> _What the task requires_:
Leave out the pictures and retype only the lines from the opening line to the line that holds "2.9, 2.87, 2.86];", both ends included.

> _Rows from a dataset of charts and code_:
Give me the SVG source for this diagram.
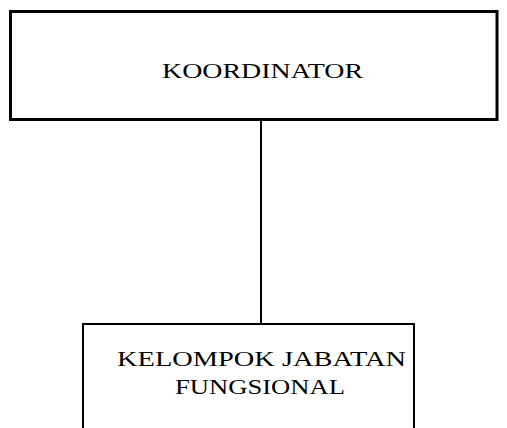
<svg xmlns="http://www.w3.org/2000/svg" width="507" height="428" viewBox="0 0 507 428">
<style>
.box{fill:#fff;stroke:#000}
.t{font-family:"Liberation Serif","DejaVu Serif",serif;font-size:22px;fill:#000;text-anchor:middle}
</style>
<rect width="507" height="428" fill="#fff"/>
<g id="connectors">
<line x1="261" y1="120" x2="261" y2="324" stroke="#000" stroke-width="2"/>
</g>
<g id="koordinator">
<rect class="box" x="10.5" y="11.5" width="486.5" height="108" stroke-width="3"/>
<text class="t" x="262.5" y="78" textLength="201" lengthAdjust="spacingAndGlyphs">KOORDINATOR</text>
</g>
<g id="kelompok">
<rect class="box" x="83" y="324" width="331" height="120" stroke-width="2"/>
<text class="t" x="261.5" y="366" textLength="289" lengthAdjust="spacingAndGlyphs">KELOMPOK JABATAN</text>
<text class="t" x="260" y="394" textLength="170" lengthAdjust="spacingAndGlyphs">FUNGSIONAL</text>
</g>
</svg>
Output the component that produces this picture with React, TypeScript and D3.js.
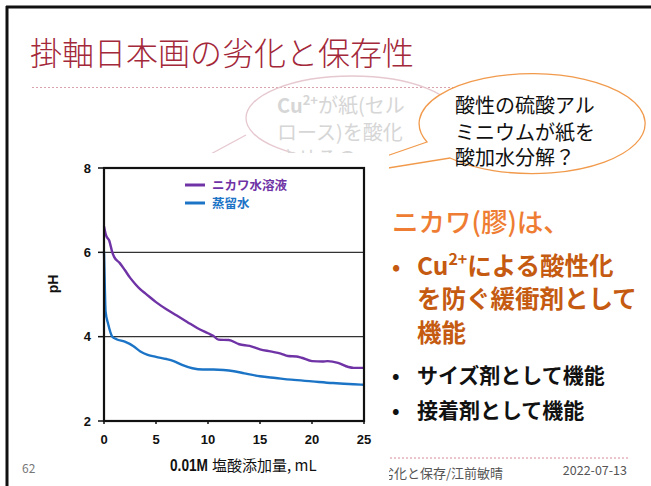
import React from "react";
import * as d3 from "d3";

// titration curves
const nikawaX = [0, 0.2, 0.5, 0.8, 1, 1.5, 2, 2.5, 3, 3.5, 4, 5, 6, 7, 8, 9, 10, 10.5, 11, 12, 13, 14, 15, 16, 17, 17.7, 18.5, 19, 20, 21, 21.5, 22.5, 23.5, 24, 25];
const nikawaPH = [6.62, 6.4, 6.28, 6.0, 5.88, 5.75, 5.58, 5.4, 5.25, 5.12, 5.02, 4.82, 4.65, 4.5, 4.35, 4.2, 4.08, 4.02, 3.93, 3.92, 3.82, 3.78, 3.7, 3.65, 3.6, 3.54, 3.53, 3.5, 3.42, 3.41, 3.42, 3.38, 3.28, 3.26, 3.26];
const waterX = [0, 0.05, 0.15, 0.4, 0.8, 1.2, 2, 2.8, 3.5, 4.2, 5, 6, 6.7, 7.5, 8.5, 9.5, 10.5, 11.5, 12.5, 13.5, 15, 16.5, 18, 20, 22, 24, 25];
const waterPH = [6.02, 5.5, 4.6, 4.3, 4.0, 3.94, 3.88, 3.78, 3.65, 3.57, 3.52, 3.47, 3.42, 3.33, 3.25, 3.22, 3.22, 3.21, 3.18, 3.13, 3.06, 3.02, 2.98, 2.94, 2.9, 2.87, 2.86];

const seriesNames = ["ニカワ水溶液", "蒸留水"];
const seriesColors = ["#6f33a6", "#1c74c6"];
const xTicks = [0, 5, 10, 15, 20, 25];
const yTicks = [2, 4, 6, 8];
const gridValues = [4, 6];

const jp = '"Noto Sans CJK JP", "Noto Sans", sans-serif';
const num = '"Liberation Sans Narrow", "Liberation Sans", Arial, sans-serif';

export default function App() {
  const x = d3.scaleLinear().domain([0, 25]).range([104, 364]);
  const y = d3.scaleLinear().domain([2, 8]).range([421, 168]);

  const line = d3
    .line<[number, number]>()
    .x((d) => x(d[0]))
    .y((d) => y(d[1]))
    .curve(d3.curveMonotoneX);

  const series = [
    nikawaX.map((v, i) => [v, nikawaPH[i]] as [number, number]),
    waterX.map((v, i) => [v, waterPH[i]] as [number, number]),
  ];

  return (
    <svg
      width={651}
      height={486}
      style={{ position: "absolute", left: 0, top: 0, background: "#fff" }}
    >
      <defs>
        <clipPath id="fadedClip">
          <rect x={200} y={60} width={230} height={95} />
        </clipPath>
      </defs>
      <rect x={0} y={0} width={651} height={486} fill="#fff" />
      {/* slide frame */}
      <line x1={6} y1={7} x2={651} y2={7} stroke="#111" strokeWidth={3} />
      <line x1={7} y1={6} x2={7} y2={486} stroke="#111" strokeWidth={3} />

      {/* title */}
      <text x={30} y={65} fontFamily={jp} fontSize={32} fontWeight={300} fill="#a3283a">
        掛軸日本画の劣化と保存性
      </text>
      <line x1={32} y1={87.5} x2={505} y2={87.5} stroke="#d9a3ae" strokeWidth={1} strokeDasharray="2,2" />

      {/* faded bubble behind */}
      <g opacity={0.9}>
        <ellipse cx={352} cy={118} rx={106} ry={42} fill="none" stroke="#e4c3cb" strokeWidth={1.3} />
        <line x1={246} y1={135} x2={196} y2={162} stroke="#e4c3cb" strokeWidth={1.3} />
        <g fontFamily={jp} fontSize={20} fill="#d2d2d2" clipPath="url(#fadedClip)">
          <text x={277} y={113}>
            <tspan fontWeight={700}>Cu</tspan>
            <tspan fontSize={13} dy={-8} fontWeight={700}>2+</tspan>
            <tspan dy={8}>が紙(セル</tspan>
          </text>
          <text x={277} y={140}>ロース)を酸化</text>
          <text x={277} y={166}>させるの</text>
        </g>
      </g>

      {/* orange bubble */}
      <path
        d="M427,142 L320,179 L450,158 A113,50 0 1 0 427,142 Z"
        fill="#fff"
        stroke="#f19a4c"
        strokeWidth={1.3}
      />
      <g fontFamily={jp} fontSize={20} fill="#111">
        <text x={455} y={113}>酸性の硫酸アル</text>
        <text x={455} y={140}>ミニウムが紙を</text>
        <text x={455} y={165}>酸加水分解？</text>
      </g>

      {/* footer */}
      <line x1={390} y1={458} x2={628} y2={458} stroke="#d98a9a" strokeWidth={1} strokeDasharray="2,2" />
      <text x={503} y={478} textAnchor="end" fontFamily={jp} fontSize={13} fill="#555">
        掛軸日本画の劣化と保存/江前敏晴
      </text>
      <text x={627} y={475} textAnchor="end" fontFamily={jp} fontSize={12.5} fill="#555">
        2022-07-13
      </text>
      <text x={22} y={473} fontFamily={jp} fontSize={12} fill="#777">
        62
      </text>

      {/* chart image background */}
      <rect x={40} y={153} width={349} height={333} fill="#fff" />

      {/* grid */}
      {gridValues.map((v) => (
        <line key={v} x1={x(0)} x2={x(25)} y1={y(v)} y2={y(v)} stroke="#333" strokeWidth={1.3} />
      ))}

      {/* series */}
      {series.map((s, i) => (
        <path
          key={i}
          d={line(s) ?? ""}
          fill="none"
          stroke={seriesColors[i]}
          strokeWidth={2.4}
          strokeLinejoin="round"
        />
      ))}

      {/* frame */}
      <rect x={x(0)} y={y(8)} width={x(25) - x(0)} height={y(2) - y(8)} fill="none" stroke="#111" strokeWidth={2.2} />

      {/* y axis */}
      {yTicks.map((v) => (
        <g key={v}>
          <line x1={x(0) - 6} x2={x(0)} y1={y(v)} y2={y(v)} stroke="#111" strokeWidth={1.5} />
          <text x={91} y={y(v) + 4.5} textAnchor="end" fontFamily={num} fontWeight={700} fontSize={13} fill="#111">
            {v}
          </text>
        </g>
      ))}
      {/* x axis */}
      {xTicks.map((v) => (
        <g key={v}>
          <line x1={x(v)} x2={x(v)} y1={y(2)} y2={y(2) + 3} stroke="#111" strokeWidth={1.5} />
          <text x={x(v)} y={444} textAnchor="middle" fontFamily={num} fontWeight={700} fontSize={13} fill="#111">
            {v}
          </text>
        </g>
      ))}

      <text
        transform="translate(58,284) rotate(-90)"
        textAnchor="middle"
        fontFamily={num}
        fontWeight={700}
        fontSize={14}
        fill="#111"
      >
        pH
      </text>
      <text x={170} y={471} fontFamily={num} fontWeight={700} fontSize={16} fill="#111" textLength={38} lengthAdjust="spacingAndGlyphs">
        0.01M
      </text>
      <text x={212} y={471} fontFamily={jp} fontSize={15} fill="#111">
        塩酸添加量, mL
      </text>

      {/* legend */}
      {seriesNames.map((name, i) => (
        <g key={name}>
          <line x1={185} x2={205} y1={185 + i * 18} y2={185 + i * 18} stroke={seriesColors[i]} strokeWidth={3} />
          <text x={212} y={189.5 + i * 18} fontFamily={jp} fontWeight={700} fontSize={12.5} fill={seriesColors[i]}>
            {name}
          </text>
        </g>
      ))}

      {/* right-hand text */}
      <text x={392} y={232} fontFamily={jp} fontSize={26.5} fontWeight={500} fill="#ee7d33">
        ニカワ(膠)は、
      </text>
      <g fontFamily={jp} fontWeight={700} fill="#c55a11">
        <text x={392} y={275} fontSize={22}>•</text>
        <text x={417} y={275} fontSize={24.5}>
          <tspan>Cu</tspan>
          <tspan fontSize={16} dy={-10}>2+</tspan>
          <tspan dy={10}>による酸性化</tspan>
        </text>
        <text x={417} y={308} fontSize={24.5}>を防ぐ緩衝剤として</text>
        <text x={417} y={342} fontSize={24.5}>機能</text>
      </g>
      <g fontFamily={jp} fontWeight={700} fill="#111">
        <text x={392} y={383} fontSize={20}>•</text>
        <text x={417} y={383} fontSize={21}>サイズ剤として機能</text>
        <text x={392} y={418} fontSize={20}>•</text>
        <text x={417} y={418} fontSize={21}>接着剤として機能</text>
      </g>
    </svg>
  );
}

> _Response below_:
Give me the SVG source for this diagram.
<svg xmlns="http://www.w3.org/2000/svg" width="507" height="428" viewBox="0 0 507 428">
<style>
.box{fill:#fff;stroke:#000}
.t{font-family:"Liberation Serif","DejaVu Serif",serif;font-size:22px;fill:#000;text-anchor:middle}
</style>
<rect width="507" height="428" fill="#fff"/>
<g id="connectors">
<line x1="261" y1="120" x2="261" y2="324" stroke="#000" stroke-width="2"/>
</g>
<g id="koordinator">
<rect class="box" x="10.5" y="11.5" width="486.5" height="108" stroke-width="3"/>
<text class="t" x="262.5" y="78" textLength="201" lengthAdjust="spacingAndGlyphs">KOORDINATOR</text>
</g>
<g id="kelompok">
<rect class="box" x="83" y="324" width="331" height="120" stroke-width="2"/>
<text class="t" x="261.5" y="366" textLength="289" lengthAdjust="spacingAndGlyphs">KELOMPOK JABATAN</text>
<text class="t" x="260" y="394" textLength="170" lengthAdjust="spacingAndGlyphs">FUNGSIONAL</text>
</g>
</svg>
Output the component that produces this picture with React, TypeScript and D3.js.
import React from "react";
import * as d3 from "d3";

// titration curves
const nikawaX = [0, 0.2, 0.5, 0.8, 1, 1.5, 2, 2.5, 3, 3.5, 4, 5, 6, 7, 8, 9, 10, 10.5, 11, 12, 13, 14, 15, 16, 17, 17.7, 18.5, 19, 20, 21, 21.5, 22.5, 23.5, 24, 25];
const nikawaPH = [6.62, 6.4, 6.28, 6.0, 5.88, 5.75, 5.58, 5.4, 5.25, 5.12, 5.02, 4.82, 4.65, 4.5, 4.35, 4.2, 4.08, 4.02, 3.93, 3.92, 3.82, 3.78, 3.7, 3.65, 3.6, 3.54, 3.53, 3.5, 3.42, 3.41, 3.42, 3.38, 3.28, 3.26, 3.26];
const waterX = [0, 0.05, 0.15, 0.4, 0.8, 1.2, 2, 2.8, 3.5, 4.2, 5, 6, 6.7, 7.5, 8.5, 9.5, 10.5, 11.5, 12.5, 13.5, 15, 16.5, 18, 20, 22, 24, 25];
const waterPH = [6.02, 5.5, 4.6, 4.3, 4.0, 3.94, 3.88, 3.78, 3.65, 3.57, 3.52, 3.47, 3.42, 3.33, 3.25, 3.22, 3.22, 3.21, 3.18, 3.13, 3.06, 3.02, 2.98, 2.94, 2.9, 2.87, 2.86];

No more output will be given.